Pa used to joke that his first wife was a Sasquatch. He joked about many things – how he’d spent time in the Swiss Navy and the Underground Balloon Corps, and that he was once a member of the Mess Kit Repair Battalion. He joked with the kids in the neighborhood that the sidewalk he was pouring was actually a baby elephant walk, and that the air compressor on wheels was a newfangled go-kart. But he took his role as husband and father very seriously. We girls grew from wanting to marry Daddy to wanting to marry someone just like him.
Mother was devoted to Dad; she first met him as her best friend’s big brother, and was instantly attracted to the handsome, quiet young man. She set out to spoil him, and she did. She learned to cook his favorite foods, and she treated him like a king. She appreciated that he worked hard to support the family and that he was a knowledgeable handyman who took care of the homestead. I asked her once about why we were having liver and onions for dinner when nobody liked it but Dad, and she looked me square in the eye and said, “Because your father likes it, and I cook for him. He gets up every morning at 5 o’clock to go to work, and he deserves to get what he likes for dinner. Now run along.” What a gal.

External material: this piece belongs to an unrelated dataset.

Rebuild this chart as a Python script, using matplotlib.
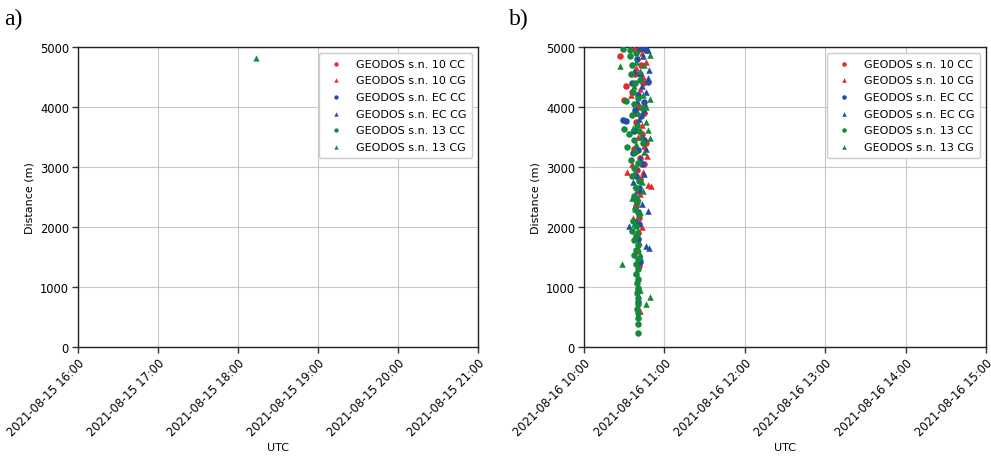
import matplotlib
matplotlib.use("Agg")
import matplotlib.pyplot as plt
import matplotlib.dates as mdates
import pandas as pd

# ---------------- data ----------------
series_labels = ["GEODOS s.n. 10 CC", "GEODOS s.n. 10 CG",
                 "GEODOS s.n. EC CC", "GEODOS s.n. EC CG",
                 "GEODOS s.n. 13 CC", "GEODOS s.n. 13 CG"]

# Panel a) 2021-08-15 : only one detection (13 CG)
a_13cg_time = ["2021-08-15 18:13:30"]
a_13cg_dist = [4820]

# Panel b) 2021-08-16
b_10cc_time = ["10:27:00", "10:31:00", "10:29:30", "10:40:00", "10:42:30", "10:38:00", "10:44:00",
               "10:36:00", "10:41:00", "10:45:00", "10:39:00", "10:43:00", "10:46:00", "10:37:30",
               "10:41:30", "10:44:30", "10:39:30", "10:42:00", "10:40:00", "10:38:30", "10:41:00",
               "10:40:30", "10:39:30", "10:41:00", "10:40:30"]
b_10cc_dist = [4850, 4350, 4120, 4950, 4700, 4550, 4400, 4250, 4000, 3900, 3750, 3550, 3400, 3300,
               3150, 3050, 2950, 2800, 2600, 2350, 2150, 1900, 1600, 1350, 950]

b_10cg_time = ["10:37:00", "10:43:30", "10:46:00", "10:39:00", "10:44:00", "10:41:30", "10:35:00",
               "10:45:30", "10:38:00", "10:43:00", "10:40:30", "10:44:30", "10:47:00", "10:36:00",
               "10:32:00", "10:44:00", "10:48:00", "10:50:00", "10:42:00", "10:39:00", "10:36:30",
               "10:43:00", "10:41:00", "10:40:00", "10:41:30"]
b_10cg_dist = [4980, 4900, 4750, 4650, 4500, 4300, 4200, 4050, 3900, 3700, 3500, 3350, 3180, 3050,
               2920, 2920, 2700, 2680, 2550, 2400, 2150, 2000, 1750, 1150, 600]

b_eccc_time = ["10:44:00", "10:46:00", "10:39:30", "10:42:00", "10:47:30", "10:36:00", "10:40:30",
               "10:44:30", "10:38:00", "10:29:00", "10:31:30", "10:42:30", "10:37:00", "10:45:00",
               "10:40:00", "10:36:30", "10:43:00", "10:38:30", "10:41:00", "10:38:30", "10:40:00",
               "10:41:00", "10:40:00", "10:41:30", "10:40:30"]
b_eccc_dist = [4980, 4950, 4800, 4550, 4420, 4400, 4200, 4080, 3950, 3780, 3760, 3850, 3600, 3450,
               3280, 3230, 3050, 2850, 2650, 2450, 2250, 2050, 1800, 1420, 750]

b_eccg_time = ["10:41:00", "10:47:30", "10:44:00", "10:48:30", "10:48:00", "10:37:00", "10:43:00",
               "10:46:30", "10:39:30", "10:45:00", "10:41:00", "10:38:30", "10:44:00", "10:46:00",
               "10:42:00", "10:39:00", "10:44:30", "10:36:30", "10:41:30", "10:38:00", "10:43:00",
               "10:48:00", "10:33:30", "10:39:00", "10:46:30", "10:48:30", "10:42:00", "10:40:30"]
b_eccg_dist = [4990, 4950, 4850, 4620, 4480, 4600, 4350, 4250, 4100, 3950, 3800, 3650, 3500, 3300,
               3150, 3000, 2880, 2750, 2620, 2550, 2380, 2270, 2010, 2100, 1680, 1650, 1500, 1850]

b_13cc_time = ["10:29:00", "10:34:30", "10:36:00", "10:39:00", "10:35:00", "10:38:00", "10:42:00",
               "10:36:30", "10:40:30", "10:37:00", "10:43:00", "10:35:30", "10:39:30", "10:29:50",
               "10:33:30", "10:41:00", "10:37:00", "10:32:00", "10:38:00", "10:35:00", "10:40:00",
               "10:37:30", "10:36:00", "10:41:00", "10:39:00", "10:37:00", "10:39:30", "10:38:00",
               "10:41:00", "10:36:30", "10:39:00", "10:36:00", "10:38:30", "10:37:30", "10:40:00",
               "10:39:00", "10:37:30", "10:40:30", "10:38:30", "10:40:00", "10:39:00", "10:40:30",
               "10:39:30", "10:40:30", "10:39:30", "10:40:30", "10:40:00", "10:39:30", "10:40:30",
               "10:40:00", "10:40:30", "10:40:30", "10:34:00", "10:31:30", "10:44:00"]
b_13cc_dist = [4960, 4850, 4700, 4900, 4550, 4400, 4450, 4250, 4150, 4050, 3980, 3870, 3700, 3640,
               3550, 3600, 3450, 3330, 3250, 3120, 3060, 2980, 2850, 2770, 2650, 2520, 2420, 2300,
               2200, 2100, 2020, 1930, 1850, 1780, 1700, 1620, 1540, 1460, 1380, 1300, 1220, 1140,
               1060, 980, 900, 810, 720, 640, 560, 480, 390, 240, 4950, 4100, 3400]

b_13cg_time = ["10:27:00", "10:49:00", "10:49:00", "10:49:00", "10:46:30", "10:45:00", "10:38:30",
               "10:41:30", "10:37:00", "10:44:00", "10:40:00", "10:46:00", "10:36:30", "10:42:30",
               "10:47:30", "10:39:00", "10:45:00", "10:41:00", "10:37:30", "10:43:30", "10:40:30",
               "10:36:00", "10:44:00", "10:38:00", "10:42:00", "10:37:00", "10:40:00", "10:41:30",
               "10:28:30", "10:39:00", "10:49:00", "10:46:00", "10:42:00", "10:40:00", "10:38:00"]
b_13cg_dist = [4680, 4870, 4130, 3490, 4000, 4700, 4750, 4600, 4350, 4200, 3900, 3750, 3650, 3500,
               3620, 3380, 3250, 3100, 2900, 2750, 2480, 2480, 2600, 2300, 2250, 2050, 1950, 1550,
               1390, 1250, 840, 710, 950, 1650, 2700]

colors = ["#e8282b", "#e8282b", "#1f4ea6", "#1f4ea6", "#158a3c", "#158a3c"]
markers = ["o", "^", "o", "^", "o", "^"]

# ---------------- figure ----------------
plt.rcParams["font.family"] = ["DejaVu Sans"]
fig = plt.figure(figsize=(9.91, 4.60), dpi=100)
axa = fig.add_axes([0.0787, 0.2435, 0.4036, 0.6522])
axb = fig.add_axes([0.5893, 0.2435, 0.4057, 0.6522])

def to_dt(day, times):
    return pd.to_datetime([f"{day} {t}" for t in times])

a_data = [([], []), ([], []), ([], []), ([], []), ([], []),
          (pd.to_datetime(a_13cg_time), a_13cg_dist)]
b_day = "2021-08-16"
b_data = [(to_dt(b_day, b_10cc_time), b_10cc_dist),
          (to_dt(b_day, b_10cg_time), b_10cg_dist),
          (to_dt(b_day, b_eccc_time), b_eccc_dist),
          (to_dt(b_day, b_eccg_time), b_eccg_dist),
          (to_dt(b_day, b_13cc_time), b_13cc_dist),
          (to_dt(b_day, b_13cg_time), b_13cg_dist)]

def style(ax, start, end, data, msize):
    for (t, d), lab, c, m in zip(data, series_labels, colors, markers):
        if len(t) == 0:
            ax.scatter(pd.to_datetime([]), [], s=msize, c=c, marker=m, label=lab, linewidths=0)
        else:
            ax.scatter(t, d, s=msize, c=c, marker=m, label=lab, linewidths=0, zorder=3)
    ax.set_xlim(pd.Timestamp(start), pd.Timestamp(end))
    ax.set_ylim(0, 5000)
    ax.set_yticks([0, 1000, 2000, 3000, 4000, 5000])
    ax.xaxis.set_major_locator(mdates.HourLocator())
    ax.xaxis.set_major_formatter(mdates.DateFormatter("%Y-%m-%d %H:%M"))
    for lbl in ax.get_xticklabels():
        lbl.set_rotation(45)
        lbl.set_ha("right")
        lbl.set_rotation_mode("anchor")
    ax.tick_params(labelsize=8.3, length=4, width=1, color="#333333", pad=2.5)
    ax.grid(True, color="#c8c8c8", linewidth=0.8)
    ax.set_axisbelow(True)
    for sp in ax.spines.values():
        sp.set_color("#222222")
        sp.set_linewidth(1.0)
    ax.set_xlabel("UTC", fontsize=8, labelpad=3)
    ax.set_ylabel("Distance (m)", fontsize=8, labelpad=4)
    leg = ax.legend(loc="upper right", fontsize=8, markerscale=0.7, framealpha=1,
                    edgecolor="#cccccc", borderpad=0.55, labelspacing=0.6, handletextpad=0.8)
    leg.set_zorder(5)

style(axa, "2021-08-15 16:00", "2021-08-15 21:00", a_data, 20)
style(axb, "2021-08-16 10:00", "2021-08-16 15:00", b_data, 22)

fig.text(0.004, 0.958, "a)", fontsize=17, family=["Liberation Serif"], va="center")
fig.text(0.514, 0.958, "b)", fontsize=17, family=["Liberation Serif"], va="center")

fig.savefig("out.png", dpi=100)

When I met my husband, I was happy to learn that his parents were also a long-married couple. Sadly, it seems surprising anymore. Because of this simple fact, our backgrounds were very similar, and we had much in common. We both hoped to find lasting love like our parents had, and we believed in the sacred commitment of marriage. He fit in well with my goofy family, and they embraced him; likewise, his family opened their hearts to me.

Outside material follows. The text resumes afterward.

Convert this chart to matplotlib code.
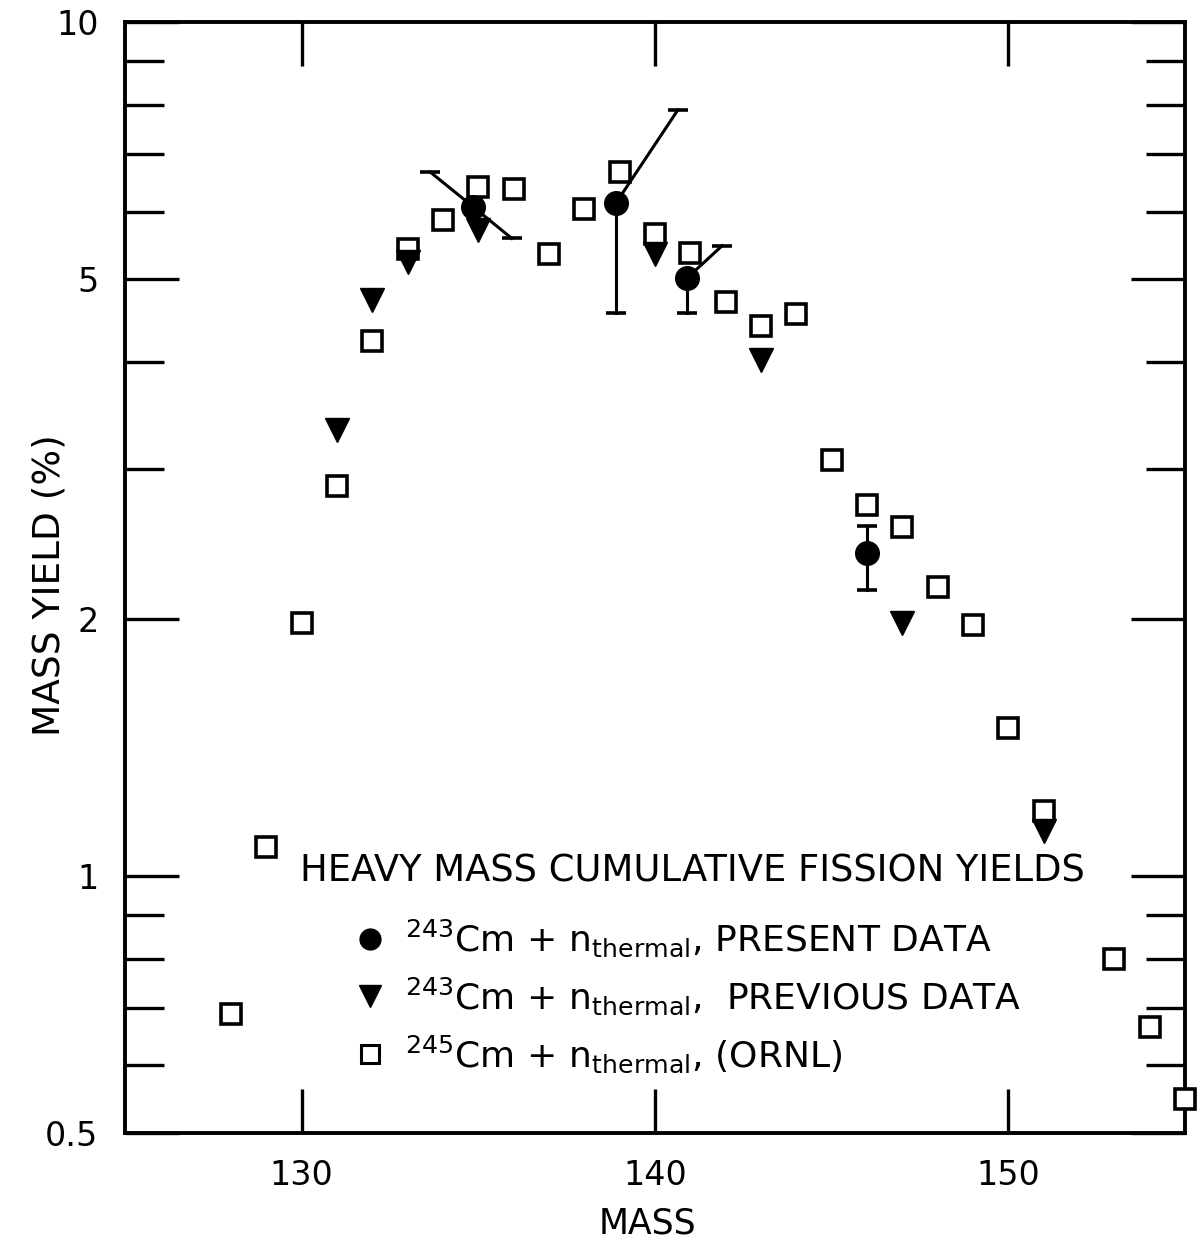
import matplotlib
matplotlib.use("Agg")
import matplotlib.pyplot as plt
from matplotlib.ticker import FixedLocator, NullFormatter
import numpy as np

# 245Cm + n_thermal (ORNL)
ornl_mass = [128, 129, 130, 131, 132, 133, 134, 135, 136, 137, 138, 139, 140, 141,
             142, 143, 144, 145, 146, 147, 148, 149, 150, 151, 153, 154, 155]
ornl_yield = [0.69, 1.08, 1.98, 2.86, 4.23, 5.43, 5.86, 6.41, 6.38, 5.35, 6.04, 6.67, 5.64, 5.37,
              4.70, 4.41, 4.55, 3.07, 2.72, 2.56, 2.18, 1.97, 1.49, 1.19, 0.80, 0.665, 0.548]

# 243Cm + n_thermal, previous data
prev_mass = [131, 132, 133, 135, 140, 143, 147, 151]
prev_yield = [3.33, 4.72, 5.24, 5.71, 5.35, 4.02, 1.98, 1.13]

# 243Cm + n_thermal, present data (error bars drawn as offset segments like the original)
pres_mass = [134.85, 138.9, 140.9, 146.0]
pres_yield = [6.08, 6.14, 5.01, 2.39]
err_lo_mass = [135.95, 138.9, 140.9, 146.0]
err_lo_yield = [5.58, 4.56, 4.56, 2.16]
err_hi_mass = [133.65, 140.65, 141.9, 146.0]
err_hi_yield = [6.67, 7.89, 5.47, 2.57]

y_major = [0.5, 1, 2, 5, 10]
y_major_labels = ["0.5", "1", "2", "5", "10"]
y_minor = [0.6, 0.7, 0.8, 0.9, 3, 4, 6, 7, 8, 9]
x_major = [130, 140, 150]

plt.rcParams["font.family"] = ["DejaVu Sans"]

fig = plt.figure(figsize=(12, 12.4), dpi=100)
ax = fig.add_axes([0.104, 0.0863, 0.8835, 0.8959])
ax.set_yscale("log")
ax.set_xlim(125, 155)
ax.set_ylim(0.5, 10)

for s in ax.spines.values():
    s.set_linewidth(2.8)

ax.yaxis.set_major_locator(FixedLocator(y_major))
ax.set_yticklabels(y_major_labels)
ax.yaxis.set_minor_locator(FixedLocator(y_minor))
ax.yaxis.set_minor_formatter(NullFormatter())
ax.set_xticks(x_major)
ax.tick_params(axis="x", which="major", direction="in", length=32, width=2.4,
               labelsize=24, top=True, pad=19)
ax.tick_params(axis="y", which="major", direction="in", length=39, width=2.4,
               labelsize=24, right=True, pad=19)
ax.tick_params(axis="y", which="minor", direction="in", length=28, width=2.4, right=True)

ax.set_xlabel("MASS", fontsize=25)
ax.xaxis.set_label_coords(0.4934, -0.066)
ax.set_ylabel("MASS YIELD (%)", fontsize=27)
ax.yaxis.set_label_coords(-0.054, 0.493)

ax.plot(ornl_mass, ornl_yield, linestyle="none", marker="s", markersize=15,
        markerfacecolor="white", markeredgecolor="black", markeredgewidth=2.6, clip_on=False,
        zorder=3)
ax.plot(prev_mass, prev_yield, linestyle="none", marker="v", markersize=17,
        color="black", zorder=4)

for i in range(len(pres_mass)):
    for em, ey in [(err_lo_mass[i], err_lo_yield[i]), (err_hi_mass[i], err_hi_yield[i])]:
        ax.plot([pres_mass[i], em], [pres_yield[i], ey], color="black", linewidth=2.2,
                marker="_", markersize=14, markeredgewidth=2.6, markevery=[1], zorder=5)
ax.plot(pres_mass, pres_yield, linestyle="none", marker="o", markersize=17,
        color="black", zorder=6)

ax.text(0.165, 0.236, "HEAVY MASS CUMULATIVE FISSION YIELDS", transform=ax.transAxes,
        fontsize=26.6, va="center", ha="left")

h1, = ax.plot([], [], linestyle="none", marker="o", markersize=15, color="black")
h2, = ax.plot([], [], linestyle="none", marker="v", markersize=16, color="black")
h3, = ax.plot([], [], linestyle="none", marker="s", markersize=13, markerfacecolor="white",
              markeredgecolor="black", markeredgewidth=2.2)
ax.legend([h1, h2, h3],
          [r"$^{243}$Cm + n$_{\rm thermal}$, PRESENT DATA",
           r"$^{243}$Cm + n$_{\rm thermal}$,  PREVIOUS DATA",
           r"$^{245}$Cm + n$_{\rm thermal}$, (ORNL)"],
          loc="upper left", bbox_to_anchor=(0.201, 0.21), frameon=False, fontsize=26,
          handlelength=0.8, handletextpad=0.55, labelspacing=0.45, borderpad=0)

fig.savefig("out.png", dpi=100)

At my wedding shower, the ladies wrote marriage advice on note cards to give me. My mother’s said, Just remember – YOU are not perfect, either. Those words have sustained me through these married years when my frustration level rises. She also told me that men and women are different animals who speak different languages. She predicted that someday I would find myself in a heated argument with my husband, and suddenly recognize that we were actually on the same side. She was absolutely right, and it’s happened more than once. She was a smart one, my ma.
Over the years, after the kids had all grown up and had kids of their own, my folks settled into a routine of loving togetherness. When Dad’s eyes were bad, Mother read books aloud to him so they could enjoy them together. They helped one another with the chores and the cooking. They would linger at the table after a meal, enjoying their coffee and conversation. They took walks together each day to get a little exercise. Sometimes one of my sisters would join them, sometimes bringing her children along. It was a slower life, well earned by their earlier lives of hard work. One of my poetry-loving mother’s favorite verses was the first few lines of Rabbi Ben Ezra by Robert Browning: “Grow old along with me/the best is yet to be/the end of life, for which the first is made.” That was truly how they saw their twilight years.
My parents died tragically one night in a train crash fifteen years ago. They were on a cross-country trip to visit one of my sisters, and, just weeks before, had celebrated their 55th wedding anniversary. My sister Wendy died with them, as did her best friend. It’s a tremendous understatement to say how that tore the fabric of our lives apart; Mother and Dad were the hub of our family, and losing them changed everything we knew. But what they left us is everlasting: love, family, and character. Work hard; love God; be honest and kind; be grateful; and above all, cherish each other.
My parents’ marriage was an example for us all.